Working Paper 115
Economics of Education: Critical Perspectives from India and reflections on the National Education Policy 2020
Published May 2024

DOI: 10.5287/ora-wrpa5rzkk

 

Higher Education is a complex reality embedded in the diverse and layered social structure constituted by the interplay among the economy, society, culture, polity and geography at a particular historical juncture. This Working Paper seeks to understand the salience of human capital in the functioning of a Higher Education Institution and the economic rationale behind higher education policy making. The theoretical perspective adopted is located within the sub-discipline of Economics, referred to as Economics of Education. This paper consists of three parts. In Part A, the paper seeks to analyse critically the concept of human capital and human capital theory and traces out the implications for the higher education sector. In part B, the paper seeks to examine critically the economic rationale that informs higher education reform by focusing on two concepts of efficiency, technical at the institutional and allocational or exchange at the system level. We argue that the concept of human capital remains useful to explain why public and private funded institutions have failed to deliver quality education in the context of India. In Part C, we make an attempt to unravel the rationale behind Indian higher education reform as mooted in the National Education Policy 2020 (NEP). This paper argues why the ongoing higher education reform in India based on the NEP may not yield the desired results as the ground reality that exists in Indian higher education defies the underlying assumptions of the policy makers.
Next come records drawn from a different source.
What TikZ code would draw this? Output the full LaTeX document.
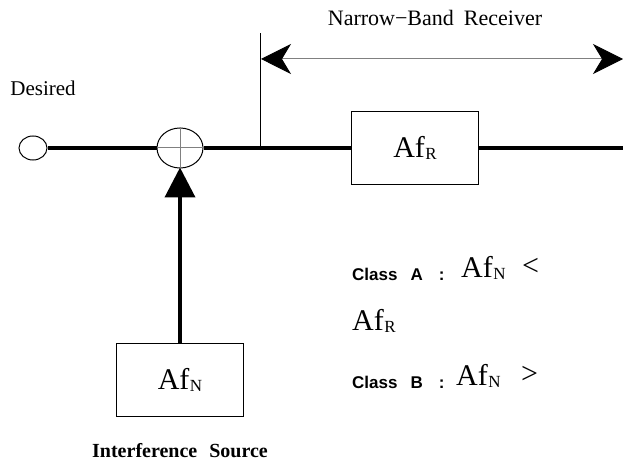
\documentclass[tikz,border=0pt]{standalone}
\usepackage{fontspec}
\setmainfont{Liberation Serif}
\newfontfamily\labelsans{Liberation Sans}
\usetikzlibrary{shapes.geometric,arrows.meta}
\newcommand{\gain}[1]{Af\kern0.5pt\raisebox{-2pt}{\fontsize{17}{17}\selectfont #1}}
\newcommand{\classtag}[1]{{\labelsans\bfseries\fontsize{17}{17}\selectfont Class\hspace{13pt}#1\hspace{16pt}:}}

\begin{document}
\begin{tikzpicture}[x=1pt,y=-1pt,
    signal/.style ={line width=4pt},
    thinline/.style ={line width=1pt},
    block/.style ={draw, line width=1pt, minimum width=127pt, minimum height=73pt, inner sep=0pt, font=\fontsize{30}{30}\selectfont},
    junction/.style ={ellipse, draw, line width=1pt, inner sep=0pt},
    caption/.style ={font=\fontsize{21}{21}\selectfont},
    cond/.style ={anchor=base west, inner sep=0pt, font=\fontsize{30}{30}\selectfont}]
   \useasboundingbox (0,0) rectangle (623,462);

   \node[junction, minimum width=28pt, minimum height=24pt] (src) at (33,148) {};
   \node[junction, minimum width=46pt, minimum height=40pt] (sum) at (180,148) {};
   \node[block] (rx) at (415,148) {\gain{R}};
   \node[block] (intf) at (180,380) {\gain{N}};
   \coordinate (out) at (623,148);
   \coordinate (tap) at (260,148);
   \coordinate (tapTop) at (260,33);
   \coordinate (bandL) at (261,59);
   \coordinate (bandR) at (623,59);

   \node[caption] (desired) at (43,88) {Desired};
   \node[caption, font=\bfseries\fontsize{20}{20}\selectfont] (source) at (180,451) {Interference\hspace{12pt}Source};
   \node[font=\fontsize{22}{22}\selectfont] (title) at (435,18) {Narrow−Band\hspace{10pt}Receiver};

   \node[cond, font=\normalfont] (classA) at (352,280) {\classtag{A}};
   \node[cond] (gainA) at (461,277) {\gain{N}};
   \node[cond] (lt) at (522,275) {<};
   \node[cond] (gainR) at (352,330) {\gain{R}};
   \node[cond, font=\normalfont] (classB) at (352,388) {\classtag{B}};
   \node[cond] (gainB) at (456,385) {\gain{N}};
   \node[cond] (gt) at (521,383) {>};

   \draw[signal] (src) to (sum);
   \draw[signal] (sum) to (rx);
   \draw[signal] (rx) to (out);
   \draw[thinline, gray] (sum.north) to (sum.south);
   \draw[thinline, gray] (sum.west) to (sum.east);
   \draw[thinline] (tap) to (tapTop);
   \draw[thinline, gray, {Stealth[length=30pt, width=30pt, inset=9pt, color=black]}-{Stealth[length=30pt, width=30pt, inset=9pt, color=black]}] (bandL) to (bandR);
   \draw[signal, -{Triangle[length=30pt, width=30pt]}, shorten >=-1pt] (intf) to (sum);
 \end{tikzpicture}
\end{document}
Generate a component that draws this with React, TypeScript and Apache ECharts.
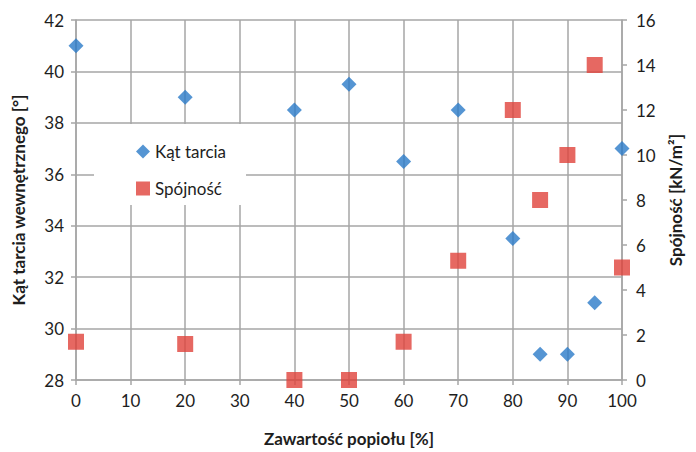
import React, { useEffect, useRef } from "react";
import * as echarts from "echarts";

const angleData: [number, number][] = [
  [0, 41], [20, 39], [40, 38.5], [50, 39.5], [60, 36.5], [70, 38.5],
  [80, 33.5], [85, 29], [90, 29], [95, 31], [100, 37],
];
const cohesionData: [number, number][] = [
  [0, 1.7], [20, 1.6], [40, 0], [50, 0], [60, 1.7], [70, 5.3],
  [80, 12], [85, 8], [90, 10], [95, 14], [100, 5],
];
const seriesNames = ["Kąt tarcia", "Spójność"];
const xTitle = "Zawartość popiołu [%]";
const yLeftTitle = "Kąt tarcia wewnętrznego [°]";
const yRightTitle = "Spójność [kN/m²]";

const FONT = "Lato";
const GRID = "#a6a6a6";
const TEXT = "#1e1e1e";

export default function App() {
  const ref = useRef<HTMLDivElement>(null);
  useEffect(() => {
    document.body.style.margin = "0";
    const chart = echarts.init(ref.current!, null, { renderer: "svg" });
    chart.setOption({
      animation: false,
      backgroundColor: "#fff",
      textStyle: { fontFamily: FONT },
      grid: { left: 76, right: 74, top: 20, bottom: 70, containLabel: false },
      legend: {
        orient: "vertical",
        left: 94,
        top: 124,
        backgroundColor: "#fff",
        padding: [19, 20, 8, 42],
        itemGap: 20,
        itemWidth: 14,
        itemHeight: 14,
        textStyle: { fontSize: 17, color: TEXT, fontFamily: FONT },
        data: [
          { name: seriesNames[0], icon: "diamond" },
          { name: seriesNames[1], icon: "rect" },
        ],
      },
      xAxis: {
        type: "value",
        min: 0,
        max: 100,
        interval: 10,
        name: xTitle,
        nameLocation: "middle",
        nameGap: 50,
        nameTextStyle: { fontSize: 17, fontWeight: "bold", color: TEXT, fontFamily: FONT },
        axisLine: { show: true, lineStyle: { color: GRID, width: 1.5 } },
        axisTick: { show: true, length: 5, lineStyle: { color: GRID, width: 1.5 } },
        axisLabel: { fontSize: 17, color: TEXT, margin: 12, fontFamily: FONT },
        splitLine: { show: true, lineStyle: { color: GRID, width: 1.5 } },
      },
      yAxis: [
        {
          type: "value",
          min: 28,
          max: 42,
          interval: 2,
          position: "left",
          name: yLeftTitle,
          nameLocation: "middle",
          nameRotate: 90,
          nameGap: 49,
          nameTextStyle: { fontSize: 17, fontWeight: "bold", color: TEXT, fontFamily: FONT },
          axisLine: { show: true, lineStyle: { color: GRID, width: 1.5 } },
          axisTick: { show: true, length: 5, lineStyle: { color: GRID, width: 1.5 } },
          axisLabel: { fontSize: 17, color: TEXT, margin: 12, fontFamily: FONT },
          splitLine: { show: true, lineStyle: { color: GRID, width: 1.5 } },
        },
        {
          type: "value",
          min: 0,
          max: 16,
          interval: 2,
          position: "right",
          name: yRightTitle,
          nameLocation: "middle",
          nameRotate: 90,
          nameGap: 44,
          nameTextStyle: { fontSize: 17, fontWeight: "bold", color: TEXT, fontFamily: FONT },
          axisLine: { show: true, lineStyle: { color: GRID, width: 1.5 } },
          axisTick: { show: true, length: 5, lineStyle: { color: GRID, width: 1.5 } },
          axisLabel: { fontSize: 17, color: TEXT, margin: 14, fontFamily: FONT },
          splitLine: { show: false },
        },
      ],
      series: [
        {
          name: seriesNames[0],
          type: "scatter",
          yAxisIndex: 0,
          symbol: "diamond",
          symbolSize: 15,
          itemStyle: { color: "#2b7bc8" },
          data: angleData,
          z: 3,
        },
        {
          name: seriesNames[1],
          type: "scatter",
          yAxisIndex: 1,
          symbol: "rect",
          symbolSize: 16,
          itemStyle: { color: "#e0423b" },
          data: cohesionData,
          z: 3,
        },
      ],
    });
    return () => chart.dispose();
  }, []);
  return <div ref={ref} style={{ width: 696, height: 452 }} />;
}
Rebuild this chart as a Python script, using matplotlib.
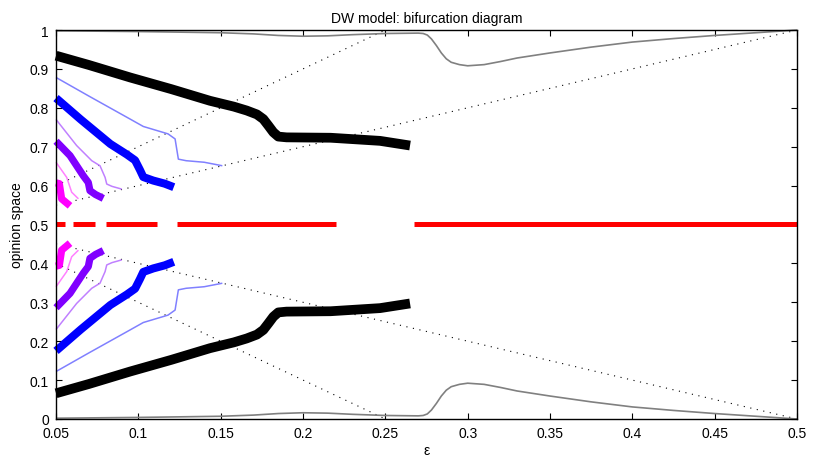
import matplotlib
matplotlib.use("Agg")
import matplotlib.pyplot as plt

plt.rcParams['font.family'] = ['Liberation Sans', 'DejaVu Sans']

# stable branches: (epsilon, opinion) pairs, upper and lower halves
black_eps = [0.05, 0.07, 0.095, 0.12, 0.1435, 0.158, 0.1658, 0.172, 0.1759, 0.179, 0.182, 0.185, 0.19, 0.2168, 0.2468, 0.265]
black_up = [0.934, 0.910, 0.878, 0.848, 0.818, 0.803, 0.793, 0.783, 0.771, 0.754, 0.737, 0.726, 0.724, 0.723, 0.715, 0.703]
black_lo = [0.066, 0.090, 0.122, 0.152, 0.182, 0.197, 0.207, 0.217, 0.229, 0.246, 0.263, 0.274, 0.276, 0.277, 0.285, 0.297]

blue_eps = [0.05, 0.065, 0.083, 0.093, 0.098, 0.101, 0.103, 0.109, 0.116, 0.1215]
blue_up = [0.825, 0.770, 0.707, 0.680, 0.665, 0.640, 0.622, 0.613, 0.605, 0.596]
blue_lo = [0.175, 0.230, 0.293, 0.320, 0.335, 0.360, 0.378, 0.387, 0.395, 0.404]

ltblue_eps = [0.05, 0.07, 0.095, 0.103, 0.118, 0.1223, 0.1243, 0.129, 0.14, 0.151]
ltblue_up = [0.878, 0.830, 0.771, 0.752, 0.733, 0.720, 0.668, 0.664, 0.660, 0.651]
ltblue_lo = [0.122, 0.170, 0.229, 0.248, 0.267, 0.280, 0.332, 0.336, 0.340, 0.349]

purple_eps = [0.05, 0.0585, 0.0666, 0.0696, 0.0706, 0.074, 0.0787]
purple_up = [0.714, 0.677, 0.625, 0.608, 0.587, 0.577, 0.567]
purple_lo = [0.286, 0.323, 0.375, 0.392, 0.413, 0.423, 0.433]

ltpurple_eps = [0.05, 0.0625, 0.0717, 0.0767, 0.0798, 0.0808, 0.084, 0.0899]
ltpurple_up = [0.770, 0.703, 0.664, 0.651, 0.621, 0.604, 0.598, 0.591]
ltpurple_lo = [0.230, 0.297, 0.336, 0.349, 0.379, 0.396, 0.402, 0.409]

magenta_eps = [0.05, 0.052, 0.0534, 0.0585]
magenta_up = [0.607, 0.605, 0.566, 0.548]
magenta_lo = [0.393, 0.395, 0.434, 0.452]

ltmagenta_eps = [0.05, 0.0565, 0.0595, 0.0636]
ltmagenta_up = [0.660, 0.621, 0.583, 0.566]
ltmagenta_lo = [0.340, 0.379, 0.417, 0.434]

# outermost (minor) clusters
gray_eps = [0.05, 0.1, 0.15, 0.17, 0.185, 0.2, 0.215, 0.23, 0.25, 0.27, 0.273,
            0.2755, 0.278, 0.281, 0.284, 0.287, 0.29, 0.295, 0.3, 0.31, 0.32,
            0.33, 0.35, 0.375, 0.4, 0.425, 0.45, 0.475, 0.5]
gray_up = [0.998, 0.996, 0.993, 0.990, 0.986, 0.984, 0.985, 0.988, 0.991, 0.992, 0.991,
           0.987, 0.977, 0.960, 0.941, 0.926, 0.917, 0.911, 0.908, 0.911, 0.919,
           0.928, 0.941, 0.956, 0.969, 0.978, 0.986, 0.993, 1.0]
gray_lo = [0.002, 0.004, 0.007, 0.010, 0.014, 0.016, 0.015, 0.012, 0.009, 0.008, 0.009,
           0.013, 0.023, 0.040, 0.059, 0.074, 0.083, 0.089, 0.092, 0.089, 0.081,
           0.072, 0.059, 0.044, 0.031, 0.022, 0.014, 0.007, 0.0]

# central cluster, shown only where it is stable
center_start = [0.05, 0.0603, 0.0804, 0.1235, 0.2674]
center_end = [0.0555, 0.0737, 0.1113, 0.220, 0.5]
center_y = 0.5

# bifurcation boundaries 0.5 +/- eps and 0.5 +/- 2 eps
bound1_eps = [0.05, 0.5]
bound1_up = [0.55, 1.0]
bound1_lo = [0.45, 0.0]
bound2_eps = [0.05, 0.25]
bound2_up = [0.60, 1.0]
bound2_lo = [0.40, 0.0]

xticks = [0.05, 0.1, 0.15, 0.2, 0.25, 0.3, 0.35, 0.4, 0.45, 0.5]
xtick_labels = ['0.05', '0.1', '0.15', '0.2', '0.25', '0.3', '0.35', '0.4', '0.45', '0.5']
yticks = [0, 0.1, 0.2, 0.3, 0.4, 0.5, 0.6, 0.7, 0.8, 0.9, 1]
ytick_labels = ['0', '0.1', '0.2', '0.3', '0.4', '0.5', '0.6', '0.7', '0.8', '0.9', '1']

fig = plt.figure(figsize=(8.18, 4.6), dpi=100)
ax = fig.add_axes([0.0685, 0.087, 0.9058, 0.8456])

dot = dict(color='black', linestyle=(0, (1, 5)), linewidth=0.8)
for eps, up, lo in [(bound1_eps, bound1_up, bound1_lo), (bound2_eps, bound2_up, bound2_lo)]:
    ax.plot(eps, up, **dot)
    ax.plot(eps, lo, **dot)

branches = [
    (gray_eps, gray_up, gray_lo, '#808080', 1.2),
    (ltblue_eps, ltblue_up, ltblue_lo, '#8080ff', 1.1),
    (ltpurple_eps, ltpurple_up, ltpurple_lo, '#c080ff', 1.1),
    (ltmagenta_eps, ltmagenta_up, ltmagenta_lo, '#ff80ff', 1.1),
    (black_eps, black_up, black_lo, 'black', 7.0),
    (blue_eps, blue_up, blue_lo, '#0000ff', 5.8),
    (purple_eps, purple_up, purple_lo, '#8000ff', 5.2),
    (magenta_eps, magenta_up, magenta_lo, '#ff00ff', 5.2),
]
for eps, up, lo, col, lw in branches:
    for ys in (up, lo):
        ax.plot(eps, ys, color=col, linewidth=lw, solid_capstyle='butt',
                solid_joinstyle='round', clip_on=False)

for x0, x1 in zip(center_start, center_end):
    ax.plot([x0, x1], [center_y, center_y], color='red', linewidth=3.6,
            solid_capstyle='butt')

ax.set_xlim(0.05, 0.5)
ax.set_ylim(0, 1)
ax.set_xticks(xticks)
ax.set_xticklabels(xtick_labels)
ax.set_yticks(yticks)
ax.set_yticklabels(ytick_labels)
ax.tick_params(direction='in', top=True, right=True, length=4, width=0.8,
               labelsize=10, pad=5)
for s in ax.spines.values():
    s.set_linewidth(1.0)

ax.set_title('DW model: bifurcation diagram', fontsize=10, pad=6)
ax.set_xlabel('ε', fontsize=10, labelpad=2)
ax.set_ylabel('opinion space', fontsize=10, labelpad=4)

fig.savefig('out.png', dpi=100)
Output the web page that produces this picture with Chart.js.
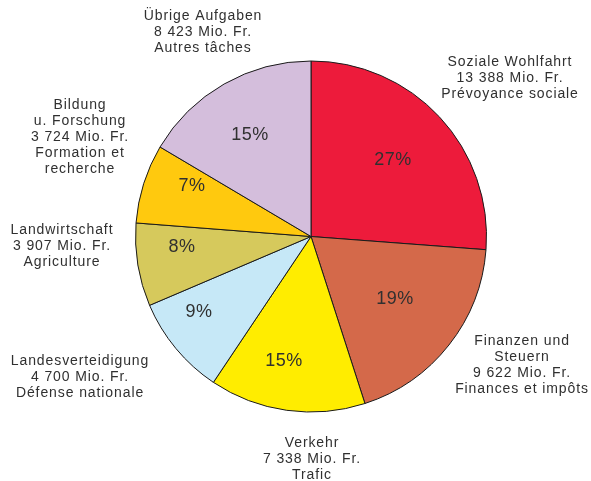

This Paper argues that while Economic principles can explain some interesting aspects of the reality we encounter in the higher education sector, one has to be, however, careful while applying the Economic principles in reforming the sector more so in the context of a developing country like India. Though the human capital theory stands much discredited today because of the weakening link between the two domains, education and employment, the concept of human capital, however, remains useful for the policymakers to focus on to create a sound foundation for a meaningful higher education reform.